### Entries with chart source code
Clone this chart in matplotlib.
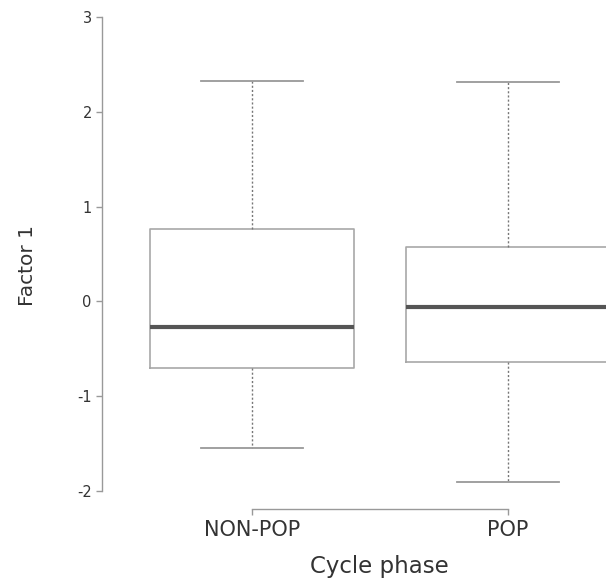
import matplotlib
matplotlib.use("Agg")
import matplotlib.pyplot as plt

categories = ["NON-POP", "POP"]
q1 = [-0.70, -0.64]
median = [-0.27, -0.06]
q3 = [0.76, 0.57]
whislo = [-1.55, -1.91]
whishi = [2.32, 2.31]
yticks = [-2, -1, 0, 1, 2, 3]

W, H = 606, 588
fig = plt.figure(figsize=(W / 100, H / 100), dpi=100)
ax = fig.add_axes([102 / W, 88 / H, (W - 102) / W, (500 - 10) / H])

stats = [dict(label=c, q1=a, med=m, q3=b, whislo=lo, whishi=hi, fliers=[])
         for c, a, m, b, lo, hi in zip(categories, q1, median, q3, whislo, whishi)]
ax.bxp(stats, positions=[1, 2], widths=0.8, capwidths=0.4, showfliers=False,
       boxprops=dict(color="#a8a8a8", linewidth=1.2),
       medianprops=dict(color="#555555", linewidth=3),
       whiskerprops=dict(color="#777777", linewidth=1, linestyle=(0, (1.5, 1.5))),
       capprops=dict(color="#999999", linewidth=1.3))

ax.set_xlim(1 - 150 / 256, 2 + 98 / 256)
ax.set_ylim(-2 - 9 / 94.8, 3 + 7 / 94.8)

for s in ["top", "right"]:
    ax.spines[s].set_visible(False)
ax.spines["left"].set_bounds(-2, 3)
ax.spines["bottom"].set_bounds(1, 2)
ax.spines["bottom"].set_position(("outward", 6.5))
for s in ["left", "bottom"]:
    ax.spines[s].set_color("#999999")
    ax.spines[s].set_linewidth(1)

ax.set_yticks(yticks)
ax.set_yticklabels([str(t) for t in yticks])
ax.set_xticks([1, 2])
ax.set_xticklabels(categories)
ax.tick_params(axis="y", length=4.3, width=1, color="#999999", labelsize=10.5,
               labelcolor="#333333", pad=3)
ax.tick_params(axis="x", length=4.3, width=1, color="#999999", labelsize=15,
               labelcolor="#333333", pad=3.6)

ax.set_ylabel("Factor 1", fontsize=14.5, color="#333333")
ax.yaxis.set_label_coords((37 - 102) / 504, (500 - 265) / 490)
ax.set_xlabel("Cycle phase", fontsize=16.5, color="#333333")
ax.xaxis.set_label_coords((379 - 102) / 504, (500 - 555) / 490)

fig.savefig("out.png", dpi=100)
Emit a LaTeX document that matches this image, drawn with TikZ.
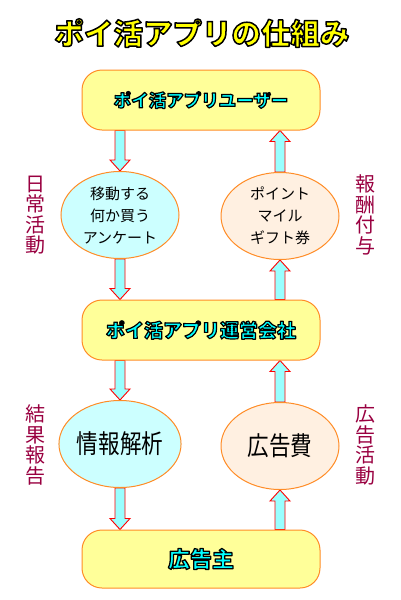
\documentclass[tikz,border=0pt]{standalone}
\usepackage{fontspec}
\usepackage{graphicx}
\setmainfont{Noto Sans CJK JP}
\usetikzlibrary{shapes.geometric,calc,backgrounds}
\definecolor{boxfill}{HTML}{FFFF99}
\definecolor{boxline}{HTML}{FF8C26}
\definecolor{leftfill}{HTML}{CCFFFF}
\definecolor{rightfill}{HTML}{FFF0E1}
\definecolor{arrfill}{HTML}{99FFFF}
\definecolor{sidecol}{HTML}{990040}
\definecolor{titlecol}{HTML}{FFFF00}
\definecolor{labcol}{HTML}{00FFFF}
\newcommand\outlon[1]{\special{pdf:code 2 Tr 0 0 0 RG #1 w 1 j}}
\newcommand\outloff{\special{pdf:code 0 Tr}}
\newcommand\narrow[1]{\scalebox{0.83}[1]{#1}}
\newcommand\fatarrow[2]{%
  \coordinate (hs) at (#1);
  \coordinate (he) at (#2);
  \coordinate (hb) at ($(he)!11pt!(hs)$);
  \draw[fatarr] ($(hs)!5pt!90:(he)$) -- ($(hb)!5pt!-90:(hs)$) -- ($(hb)!10pt!-90:(hs)$) -- (he)
    -- ($(hb)!10pt!90:(hs)$) -- ($(hb)!5pt!90:(hs)$) -- ($(hs)!5pt!-90:(he)$) -- cycle;}
\tikzset{
  box/.style={draw=boxline, fill=boxfill, rounded corners=20pt, minimum width=238pt, minimum height=60pt, line width=1pt, inner sep=0pt},
  oval/.style={ellipse, draw=boxline, line width=1pt, minimum width=118pt, minimum height=87pt, inner sep=0pt, align=center},
  side/.style={text=sidecol, font=\fontsize{20}{20.5}\selectfont, align=center, inner sep=0pt},
  fatarr/.style={draw=red, fill=arrfill, line width=0.9pt, line join=miter},
  small/.style={font=\fontsize{15}{22}\selectfont},
  big/.style={font=\fontsize{26}{26}\selectfont}
}
\begin{document}
\begin{tikzpicture}[x=1pt,y=-1pt]
\useasboundingbox (0,0) rectangle (400,600);
\node[text=titlecol, inner sep=0pt] (title) at (202,33) {\fontsize{29.5}{29.5}\selectfont\bfseries\outlon{1.5}ポイ活アプリの仕組み\outloff};
\node[box] (u) at (201,100) {};
\node[text=labcol, inner sep=0pt] (ut) at (u.center) {\fontsize{17.5}{17.5}\selectfont\bfseries\outlon{1.2}ポイ活アプリユーザー\outloff};
\node[box] (op) at (201,330) {};
\node[text=labcol, inner sep=0pt] (opt) at (op.center) {\fontsize{19}{19}\selectfont\bfseries\outlon{1.2}ポイ活アプリ運営会社\outloff};
\node[box, minimum height=58pt] (ad) at (201,559) {};
\node[text=labcol, inner sep=0pt] (adt) at (ad.center) {\fontsize{22}{22}\selectfont\bfseries\outlon{1.3}広告主\outloff};
\node[oval, fill=leftfill, small] (e1) at (120,215) {移動する\\何か買う\\アンケート};
\node[oval, fill=rightfill, small] (e2) at (280,216) {ポイント\\マイル\\ギフト券};
\node[oval, fill=leftfill, big] (e3) at (120,444) {\narrow{情報解析}};
\node[oval, fill=rightfill, big] (e4) at (280,446) {\narrow{広告費}};
\node[side] (s1) at (35,215) {日\\常\\活\\動};
\node[side] (s2) at (365,215) {報\\酬\\付\\与};
\node[side] (s3) at (35,445) {結\\果\\報\\告};
\node[side] (s4) at (365,445) {広\\告\\活\\動};
\begin{scope}[on background layer]
\fatarrow{u.south -| e1}{e1.north}
\fatarrow{e1.south}{op.north -| e1}
\fatarrow{op.north -| e2}{e2.south}
\fatarrow{e2.north}{u.south -| e2}
\fatarrow{op.south -| e3}{e3.north}
\fatarrow{e3.south}{ad.north -| e3}
\fatarrow{ad.north -| e4}{e4.south}
\fatarrow{e4.north}{op.south -| e4}
\end{scope}
\end{tikzpicture}
\end{document}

### EXERCISE
Pictures stay out; reproduce every line of the records exactly.

### COMPLETED TASK
Clone this chart in matplotlib.
import matplotlib
matplotlib.use("Agg")
import matplotlib.pyplot as plt

categories = ["NON-POP", "POP"]
q1 = [-0.70, -0.64]
median = [-0.27, -0.06]
q3 = [0.76, 0.57]
whislo = [-1.55, -1.91]
whishi = [2.32, 2.31]
yticks = [-2, -1, 0, 1, 2, 3]

W, H = 606, 588
fig = plt.figure(figsize=(W / 100, H / 100), dpi=100)
ax = fig.add_axes([102 / W, 88 / H, (W - 102) / W, (500 - 10) / H])

stats = [dict(label=c, q1=a, med=m, q3=b, whislo=lo, whishi=hi, fliers=[])
         for c, a, m, b, lo, hi in zip(categories, q1, median, q3, whislo, whishi)]
ax.bxp(stats, positions=[1, 2], widths=0.8, capwidths=0.4, showfliers=False,
       boxprops=dict(color="#a8a8a8", linewidth=1.2),
       medianprops=dict(color="#555555", linewidth=3),
       whiskerprops=dict(color="#777777", linewidth=1, linestyle=(0, (1.5, 1.5))),
       capprops=dict(color="#999999", linewidth=1.3))

ax.set_xlim(1 - 150 / 256, 2 + 98 / 256)
ax.set_ylim(-2 - 9 / 94.8, 3 + 7 / 94.8)

for s in ["top", "right"]:
    ax.spines[s].set_visible(False)
ax.spines["left"].set_bounds(-2, 3)
ax.spines["bottom"].set_bounds(1, 2)
ax.spines["bottom"].set_position(("outward", 6.5))
for s in ["left", "bottom"]:
    ax.spines[s].set_color("#999999")
    ax.spines[s].set_linewidth(1)

ax.set_yticks(yticks)
ax.set_yticklabels([str(t) for t in yticks])
ax.set_xticks([1, 2])
ax.set_xticklabels(categories)
ax.tick_params(axis="y", length=4.3, width=1, color="#999999", labelsize=10.5,
               labelcolor="#333333", pad=3)
ax.tick_params(axis="x", length=4.3, width=1, color="#999999", labelsize=15,
               labelcolor="#333333", pad=3.6)

ax.set_ylabel("Factor 1", fontsize=14.5, color="#333333")
ax.yaxis.set_label_coords((37 - 102) / 504, (500 - 265) / 490)
ax.set_xlabel("Cycle phase", fontsize=16.5, color="#333333")
ax.xaxis.set_label_coords((379 - 102) / 504, (500 - 555) / 490)

fig.savefig("out.png", dpi=100)
Emit a LaTeX document that matches this image, drawn with TikZ.
\documentclass[tikz,border=0pt]{standalone}
\usepackage{fontspec}
\usepackage{graphicx}
\setmainfont{Noto Sans CJK JP}
\usetikzlibrary{shapes.geometric,calc,backgrounds}
\definecolor{boxfill}{HTML}{FFFF99}
\definecolor{boxline}{HTML}{FF8C26}
\definecolor{leftfill}{HTML}{CCFFFF}
\definecolor{rightfill}{HTML}{FFF0E1}
\definecolor{arrfill}{HTML}{99FFFF}
\definecolor{sidecol}{HTML}{990040}
\definecolor{titlecol}{HTML}{FFFF00}
\definecolor{labcol}{HTML}{00FFFF}
\newcommand\outlon[1]{\special{pdf:code 2 Tr 0 0 0 RG #1 w 1 j}}
\newcommand\outloff{\special{pdf:code 0 Tr}}
\newcommand\narrow[1]{\scalebox{0.83}[1]{#1}}
\newcommand\fatarrow[2]{%
  \coordinate (hs) at (#1);
  \coordinate (he) at (#2);
  \coordinate (hb) at ($(he)!11pt!(hs)$);
  \draw[fatarr] ($(hs)!5pt!90:(he)$) -- ($(hb)!5pt!-90:(hs)$) -- ($(hb)!10pt!-90:(hs)$) -- (he)
    -- ($(hb)!10pt!90:(hs)$) -- ($(hb)!5pt!90:(hs)$) -- ($(hs)!5pt!-90:(he)$) -- cycle;}
\tikzset{
  box/.style={draw=boxline, fill=boxfill, rounded corners=20pt, minimum width=238pt, minimum height=60pt, line width=1pt, inner sep=0pt},
  oval/.style={ellipse, draw=boxline, line width=1pt, minimum width=118pt, minimum height=87pt, inner sep=0pt, align=center},
  side/.style={text=sidecol, font=\fontsize{20}{20.5}\selectfont, align=center, inner sep=0pt},
  fatarr/.style={draw=red, fill=arrfill, line width=0.9pt, line join=miter},
  small/.style={font=\fontsize{15}{22}\selectfont},
  big/.style={font=\fontsize{26}{26}\selectfont}
}
\begin{document}
\begin{tikzpicture}[x=1pt,y=-1pt]
\useasboundingbox (0,0) rectangle (400,600);
\node[text=titlecol, inner sep=0pt] (title) at (202,33) {\fontsize{29.5}{29.5}\selectfont\bfseries\outlon{1.5}ポイ活アプリの仕組み\outloff};
\node[box] (u) at (201,100) {};
\node[text=labcol, inner sep=0pt] (ut) at (u.center) {\fontsize{17.5}{17.5}\selectfont\bfseries\outlon{1.2}ポイ活アプリユーザー\outloff};
\node[box] (op) at (201,330) {};
\node[text=labcol, inner sep=0pt] (opt) at (op.center) {\fontsize{19}{19}\selectfont\bfseries\outlon{1.2}ポイ活アプリ運営会社\outloff};
\node[box, minimum height=58pt] (ad) at (201,559) {};
\node[text=labcol, inner sep=0pt] (adt) at (ad.center) {\fontsize{22}{22}\selectfont\bfseries\outlon{1.3}広告主\outloff};
\node[oval, fill=leftfill, small] (e1) at (120,215) {移動する\\何か買う\\アンケート};
\node[oval, fill=rightfill, small] (e2) at (280,216) {ポイント\\マイル\\ギフト券};
\node[oval, fill=leftfill, big] (e3) at (120,444) {\narrow{情報解析}};
\node[oval, fill=rightfill, big] (e4) at (280,446) {\narrow{広告費}};
\node[side] (s1) at (35,215) {日\\常\\活\\動};
\node[side] (s2) at (365,215) {報\\酬\\付\\与};
\node[side] (s3) at (35,445) {結\\果\\報\\告};
\node[side] (s4) at (365,445) {広\\告\\活\\動};
\begin{scope}[on background layer]
\fatarrow{u.south -| e1}{e1.north}
\fatarrow{e1.south}{op.north -| e1}
\fatarrow{op.north -| e2}{e2.south}
\fatarrow{e2.north}{u.south -| e2}
\fatarrow{op.south -| e3}{e3.north}
\fatarrow{e3.south}{ad.north -| e3}
\fatarrow{ad.north -| e4}{e4.south}
\fatarrow{e4.north}{op.south -| e4}
\end{scope}
\end{tikzpicture}
\end{document}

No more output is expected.